Championed by British Prime Minister David Cameron, the proposal’s first House of Commons vote was overwhelmingly supported – 400 votes in favour to 175 opposed.
The left-leaning Labour Party and Liberal Democrats party strongly supported the move while, unsurprisingly, the only opposition came from conservatives within the Prime Minister’s own party – more than half of which chose to vote against it or abstained.
Cameron, who did not attend the debate, in a last minute televised statement before the vote, said he believed passing of the bill was “an important step forward for Britain.”
“I am a strong believer in marriage. It helps people commit to each other and I think it is right that gay people should be able to get married too,” he said, adding that the bill was “yes, about equality. But it is also about making our society stronger.”
If the proposed bill passes, it will enable same-sex couples the right to be married in both civil and religious ceremonies, so long as the religious institution consents.
Until now, most gay marriage laws in various parts of the world have only gone as far as to allow for civil unions. Officials say it will be up to religious organisations to choose if they would like to “opt in”.

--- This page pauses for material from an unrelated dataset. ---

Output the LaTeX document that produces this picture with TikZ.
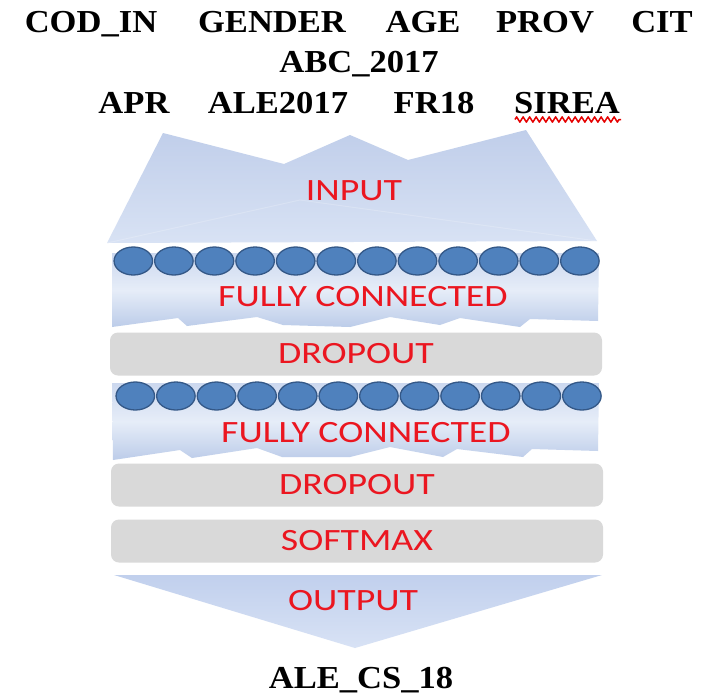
\documentclass[tikz,border=0pt]{standalone}
\usepackage{fontspec}
\usepackage{graphicx}
\setmainfont{Liberation Serif}
\newfontfamily\lblfont{Carlito}
\usetikzlibrary{shapes.geometric,decorations.pathmorphing}
\definecolor{lblred}{RGB}{235,22,32}
\definecolor{circfill}{RGB}{79,129,189}
\definecolor{circline}{RGB}{52,88,135}
\definecolor{boxgray}{RGB}{217,217,217}
\definecolor{intop}{RGB}{192,206,234}
\definecolor{inbot}{RGB}{216,226,244}
\definecolor{bandtop}{RGB}{204,216,239}
\definecolor{bandmid}{RGB}{230,237,248}
\definecolor{bandbot}{RGB}{188,204,233}
\definecolor{outtop}{RGB}{193,208,237}
\definecolor{outbot}{RGB}{216,226,245}
\newcommand{\ttl}[1]{\scalebox{1.08}[1]{#1}}
\newcommand{\lbl}[1]{\scalebox{1.22}[1]{#1}}
\tikzset{
  titletext/.style={font=\fontsize{32}{38}\selectfont\bfseries, anchor=base, inner sep=0pt, text=black},
  layertext/.style={font=\lblfont\fontsize{31}{36}\selectfont, text=lblred, inner sep=0pt},
  graybox/.style={draw=none, fill=boxgray, rounded corners=8pt, minimum width=492pt, minimum height=43pt, inner sep=0pt, font=\lblfont\fontsize{31}{36}\selectfont, text=lblred},
  neuron/.style={ellipse, draw=circline, line width=1.3pt, fill=circfill, minimum width=38.5pt, minimum height=28pt, inner sep=0pt},
  bandshape/.style={top color=bandtop, bottom color=bandbot, middle color=bandmid, draw=none}
}
\begin{document}
\begin{tikzpicture}[x=1pt,y=-1pt]
\useasboundingbox (0,0) rectangle (718,697);
\fill[white] (0,0) rectangle (718,697);

% title words
\node[titletext] (w1) at (91,32) {\ttl{COD\_IN}};
\node[titletext] (w2) at (272,32) {\ttl{GENDER}};
\node[titletext] (w3) at (423,32) {\ttl{AGE}};
\node[titletext] (w4) at (545,32) {\ttl{PROV}};
\node[titletext] (w5) at (662,32) {\ttl{CIT}};
\node[titletext] (w6) at (359,72) {\ttl{ABC\_2017}};
\node[titletext] (w7) at (134,113) {\ttl{APR}};
\node[titletext] (w8) at (278,113) {\ttl{ALE2017}};
\node[titletext] (w9) at (434,113) {\ttl{FR18}};
\node[titletext] (w10) at (567,113) {\ttl{SIREA}};
\coordinate (ul1) at (515,119.5);
\coordinate (ul2) at (621,119.5);
\draw[red!90!black, line width=1.5pt, line join=round, decorate, decoration={zigzag, amplitude=2.6pt, segment length=6.5pt}] (ul1) -- (ul2);

% input shape
\shade[top color=intop, bottom color=inbot]
  (107,243) -- (163,133) -- (284,164) -- (350,135) -- (408,160) -- (526,130) -- (597,241) -- cycle;
\draw[white, opacity=0.2, line width=1pt] (107,243) -- (300,200) -- (597,241);

% fully connected band 1
\shade[bandshape]
  (112,253) -- (599,253) -- (598,321) -- (530,319) -- (520,327) -- (460,318) -- (440,325) -- (390,317)
  -- (350,327) -- (283,325) -- (257,317) -- (187,326) -- (178,318) -- (112,327) -- cycle;
% fully connected band 2
\begin{scope}[shift={(0,130)}]
\shade[bandshape]
  (112,253) -- (599,253) -- (598,321) -- (532,319) -- (523,327) -- (457,319) -- (443,327) -- (390,317)
  -- (350,327) -- (282,327) -- (257,318) -- (192,328) -- (180,320) -- (113,330) -- cycle;
\end{scope}

% neurons
\foreach \i in {0,...,11} {
  \node[neuron] (na\i) at ({133.3+40.6*\i},261) {};
  \node[neuron] (nb\i) at ({135.3+40.6*\i},396) {};
}

% gray boxes
\node[graybox] (drop1) at (356,354) {\lbl{DROPOUT}};
\node[graybox] (drop2) at (357,485) {\lbl{DROPOUT}};
\node[graybox] (soft) at (357,541) {\lbl{SOFTMAX}};

% output shape
\shade[top color=outtop, bottom color=outbot] (114,575) -- (602,575) -- (355,648) -- cycle;

% layer labels
\node[layertext] (inp) at (354,191) {\lbl{INPUT}};
\node[layertext] (fc1) at (363,297) {\lbl{FULLY CONNECTED}};
\node[layertext] (fc2) at (366,433) {\lbl{FULLY CONNECTED}};
\node[layertext] (outp) at (353,601) {\lbl{OUTPUT}};

% output name
\node[titletext] (res) at (361,688) {\ttl{ALE\_CS\_18}};
\end{tikzpicture}
\end{document}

However the proposal will be subject to more vigorous parliamentary debates and forgo a final vote in the House of Lords before it becomes law. Many believe a vote in favour is inevitable after the strong support shown in yesterday’s proceedings.
Same-sex couples who have already entered into civil partnerships will also be able to convert their relationships into legal marriages.
Nonetheless, critics believe the bill could threaten the meaning of marriage. During the six-hour debate before yesterday’s vote, conservative lawmakers argued that the government had no mandate to push through a “massive social and cultural change”.
“Marriage is the union between a man and a woman, has been historically, remains so. It is Alice in Wonderland territory, Orwellian almost, for any government of any political persuasion to seek to come along and try to re-write the lexicon,” Conservative lawmaker Roger Gale said.
If the bill were passed, it would come into effect in 2015, ahead of the next British general election. But conservative party members feel the proposal could cost them a significant number of votes.